Wednesday, June 20, 2012

Who Knew? June is Black Music Month! Meet Sister Gertrude Morgan


Sr. Gertrude and Her Artwork
Yes!, according to The Root.  So while I still have time, I will take this opportunity to highlight two women and one book.  The women: Sister Rosetta Tharpe, gospel singer, guitarist (I personally think Elvis, among others, ripped off her style) and Sister Gertrude Morgan, an extremely pious street preacher form New Orleans.  The book: The Fan Who Knew Too Much by Anthony Heilbut.  

Singing isn't exactly how one might describe what she did.  It was more of a chant.   A syncopated, rocking kind of chant. I'm the Bread that raised the dead, I am that bread, I am that bread, I am the bread, I am that bread... Glory! Glory! Holy! I don't listen to much gospel music anymore, too polished, too sanitized, too smug.  But I love this poverty stricken old lady who took in orphans and painted ecstatic pictures. Others loved her too.  Sr. Gertrude made an album in 1970, Let's Make A Record.

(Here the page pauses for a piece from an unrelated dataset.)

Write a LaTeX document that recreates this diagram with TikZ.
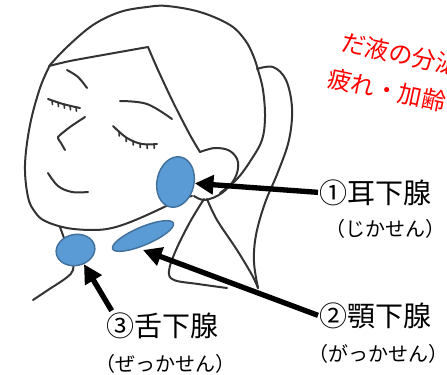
\documentclass[tikz,border=0pt]{standalone}
\usepackage{fontspec}
\newfontfamily\jpfont{Noto Sans CJK JP}
\usetikzlibrary{arrows.meta,shapes.geometric}
\definecolor{glandfill}{HTML}{5B9BD5}
\definecolor{glandedge}{HTML}{41719C}
\begin{document}
\begin{tikzpicture}[x=0.75pt,y=-0.75pt,
  sketch/.style={draw=black!80,line width=1.5pt,line cap=round,line join=round},
  lash/.style={draw=black!80,line width=1.2pt,line cap=round},
  gland/.style={ellipse,draw=glandedge,fill=glandfill,line width=1.1pt,inner sep=0pt},
  pointer/.style={draw=black,line width=4pt,-{Triangle[length=14pt,width=14pt]}},
  mainlabel/.style={font=\jpfont\fontsize{21}{25}\selectfont,inner sep=1pt},
  reading/.style={font=\jpfont\fontsize{15}{18}\selectfont,inner sep=0pt},
  note/.style={font=\jpfont\fontsize{18}{28.5}\selectfont,text=red,inner sep=0pt,rotate=-12,align=left}]
\useasboundingbox (0,0) rectangle (447,375);
\fill[white] (0,0) rectangle (447,375);

% ---- head and hair ----
\draw[sketch] plot[smooth,tension=0.6] coordinates {(50,65) (67,47) (93,25) (120,12) (147,7) (167,6) (200,12) (230,25) (245,40) (253,55) (258,70) (263,90) (265,117) (262,140) (251,160) (237,179) (220,193)};
% ponytail
\draw[sketch] plot[smooth,tension=0.6] coordinates {(257,69) (273,67) (286,80) (292,108) (289,140) (278,172) (265,203) (256,235) (254,262) (258,288)};
% fringe and side hair
\draw[sketch] plot[smooth,tension=0.5] coordinates {(49,66) (70,61) (103,55) (148,47)};
\draw[sketch] plot[smooth,tension=0.5] coordinates {(148,47) (158,70) (173,102) (190,135) (200,152)};
% face outline and jaw
\draw[sketch] plot[smooth,tension=0.6] coordinates {(50,65) (40,88) (30,125) (25,165) (28,197) (35,212) (45,221) (67,228) (93,230) (112,228) (133,221) (160,209) (178,200) (192,196)};
% ear
\draw[sketch] plot[smooth,tension=0.6] coordinates {(200,152) (215,148) (230,151) (238,162) (235,178) (222,193) (205,200) (194,196)};
% neck
\draw[sketch] plot[smooth,tension=0.6] coordinates {(204,199) (190,222) (176,250) (169,271) (174,280) (198,284) (227,288)};
\draw[sketch] plot[smooth,tension=0.6] coordinates {(207,199) (217,220) (237,250) (252,275) (258,288)};
\draw[sketch] (60,227) -- (64,238);
\draw[sketch] plot[smooth,tension=0.6] coordinates {(73,256) (73,270) (66,278) (48,290) (33,300)};

% ---- face features ----
\draw[sketch] plot[smooth,tension=0.6] coordinates {(67,70) (78,77) (87,88)};
\draw[sketch] plot[smooth,tension=0.6] coordinates {(48,99) (63,104) (80,108)};
\foreach \x/\y in {52/100.5,58/102.5,64/104.2,70/105.8,76/107.2}
  \draw[lash] (\x,\y) -- ++(0.5,4);
\draw[sketch] plot[smooth,tension=0.3] coordinates {(85,117) (70,127) (58,137) (61,143) (65,150)};
\draw[sketch] plot[smooth,tension=0.6] coordinates {(120,101) (147,104) (172,119)};
\draw[sketch] plot[smooth,tension=0.6] coordinates {(113,126) (127,138) (142,144) (157,144)};
\foreach \x/\y in {119/132,126/137.5,133/141,140/143.5,147/144.5,154/144.3}
  \draw[lash] (\x,\y) -- ++(0.3,4);
\draw[sketch] plot[smooth,tension=0.6] coordinates {(48,173) (58,186) (72,192) (88,192)};

% ---- salivary glands ----
\node[gland,minimum width=27.75pt,minimum height=38.25pt,rotate=-12] (parotid) at (175.5,182) {};
\node[gland,minimum width=49.5pt,minimum height=13.5pt,rotate=23] (submand) at (143,236) {};
\node[gland,minimum width=29.25pt,minimum height=23.25pt,rotate=12] (subling) at (75.5,250) {};

% ---- labels ----
\node[mainlabel,anchor=base west] (l1) at (318,203) {①耳下腺};
\node[reading,anchor=base] (r1) at (385,236) {（じかせん）};
\node[mainlabel,anchor=base west] (l2) at (318,326) {②顎下腺};
\node[reading,anchor=base] (r2) at (378,361) {（がっかせん）};
\node[mainlabel,anchor=base west] (l3) at (105,336) {③舌下腺};
\node[reading,anchor=base] (r3) at (165,371) {（ぜっかせん）};

% ---- pointers ----
\coordinate (t2) at (143,250);
\draw[pointer] (l1.west) -- (parotid);
\draw[pointer] (l2.west) -- (t2);
\draw[pointer] ([xshift=5pt]l3.north west) -- (subling);

% ---- note (base anchor sits on the second line) ----
\node[note,anchor=base west] (note) at (332,88) {だ液の分泌\\\hspace*{-4.5pt}疲れ・加齢};
\end{tikzpicture}
\end{document}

Sr. Gertrude sings for everyone
Then Hurricane Katrina came through and folks remembered the lady who tried to save New Orleans soul.  The dj King Britt made a re-mix of Le't Make a Record, taking it on tour to benefit the rebuilding of the city that Sr. Gertrude loved.

Sr. Gertrude's Artwork
It's hurricane season again, and the New Orleans is always on my mind, along with the people who love it and try to save it from perdition, toxic devastation or the mighty winds traveling from the west coast of Africa, gathering their strength, perhaps, from all those lost in the waters in that horrifying trade that brought our people, unwillingly, to these shores.